As already mentioned above, the light impressions produced by the heliostats or by the secondary reflector are never punctual. This depends both upon the solar divergence, as the rays coming from the sun are not parallel, and upon errors in the curvature of the mirrors implementing the primary and secondary reflectors. In particular, heliostats with big sizes, chosen based upon scale economies, associated to curved secondary reflectors can produce very big impression enlargements on the receiver with respect to the size of the impression obtainable on a receiver placed in the primary focus, that is at height on the top of a dedicated structure.
FIGS. 1 and 2 show schematically an example of “beam down” configuration with secondary reflector with curved reflecting surface, in particular respectively concave and convex surface.
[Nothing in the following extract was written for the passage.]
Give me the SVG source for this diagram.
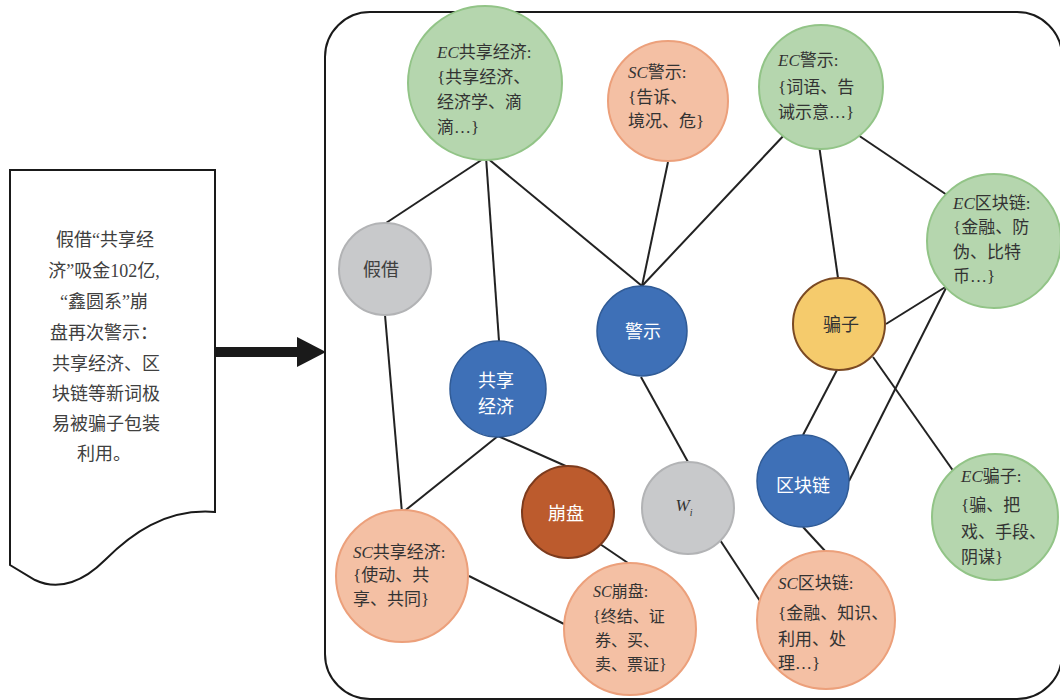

In such figures, the secondary reflector is designated with S and M, respectively, an exemplifying primary reflector with O, the primary focus with F1, the point or area of reflection on the secondary reflector with P, the secondary focus with F2 and the receiver with R.
When the secondary reflector is curved, it brings in an optical enlargement of the impression corresponding to the primary focus F1 of the heliostats O, which enlargement is linked to the distance of the reflection point P from the two focuses F1 and F2. In particular, the size of the impression of the rays concentrated by a single primary reflector is enlarged by a quantity proportional to the ratio between the distances P−F2 and P−F1.
FIG. 3 exemplifies the impression corresponding to the secondary focus F2 in case of the convex reflector of FIG. 2.
The enlargement of the concentrated light impression obliges to increase the surface of the receiver R, thus increasing the thermal losses, that is to insert an additional concentrator C near the secondary focus F2. In particular, in the case wherein the receiver is a means for storing thermal energy heated by the solar radiation penetrating the cavity, the increase in the impression of the secondary focus F2 would require an increase in the sizes of the inlet mouth of the cavity itself. On the other side, the interposition of an additional concentrator C between the radiation reflected by the secondary mirror M and the receiver R induces additional optical losses due to the not ideal reflectivity of such additional concentrator.
As said, the curved secondary reflectors are usually approximated with small plane mirrors and this brings in even greater uncertainty about the system precision, potential cause of (additional) enlargement of the impression on the receiver.
A possible solution to the problems deriving from the choice of curved surfaces for the secondary reflector is represented by the use of plane surfaces, as shown in FIGS. 4 to 6. However, even this last choice causes some problems.
By referring to FIG. 4, as known a plane mirror T must be placed at the same distance from the two focuses F1 and F2 in order to avoid an optical enlargement of the concentrated impression. In particular, in order to obtain that all direct rays in F1 converge towards F2 the plane mirror must be positioned at the same distance from F1 and F2 and tilted so as to result orthogonal to the joining line F1-F2. As shown in FIG. 4, the plane mirror T needs a dedicated supporting structure U, even so as to prevent that it shades the receiver at the ground R.
It is also known that the height of the primary focus F1 is proportional to the efficiency in concentrating the radiation and exploiting the soil. However, upon increasing the height of the primary focus F1, the reflection surfaces needed on the plane mirror and thus the loading capability of the related supporting structure increase. Furthermore, a secondary reflector with big sizes would cast a wide shadow on the primary reflectors. In fact, as exemplified in FIG. 5, with a field of heliostats O with circular plan a secondary reflector N parallel to the ground—and by considering vertical the axis F1-F2—would be a very big disc, with ray equal to half of the heliostat field one. As exemplified in FIG. 6, in case of tilted axis F1-F2 the plane reflector, also here designated with T, in any case would have the farest area from the joining line F1-F2 involved by the solar flows considerably higher than the average on the reflector itself, with risks for the mechanical integrity (for example due to differentiated thermal expansions along the extension of the reflecting surface).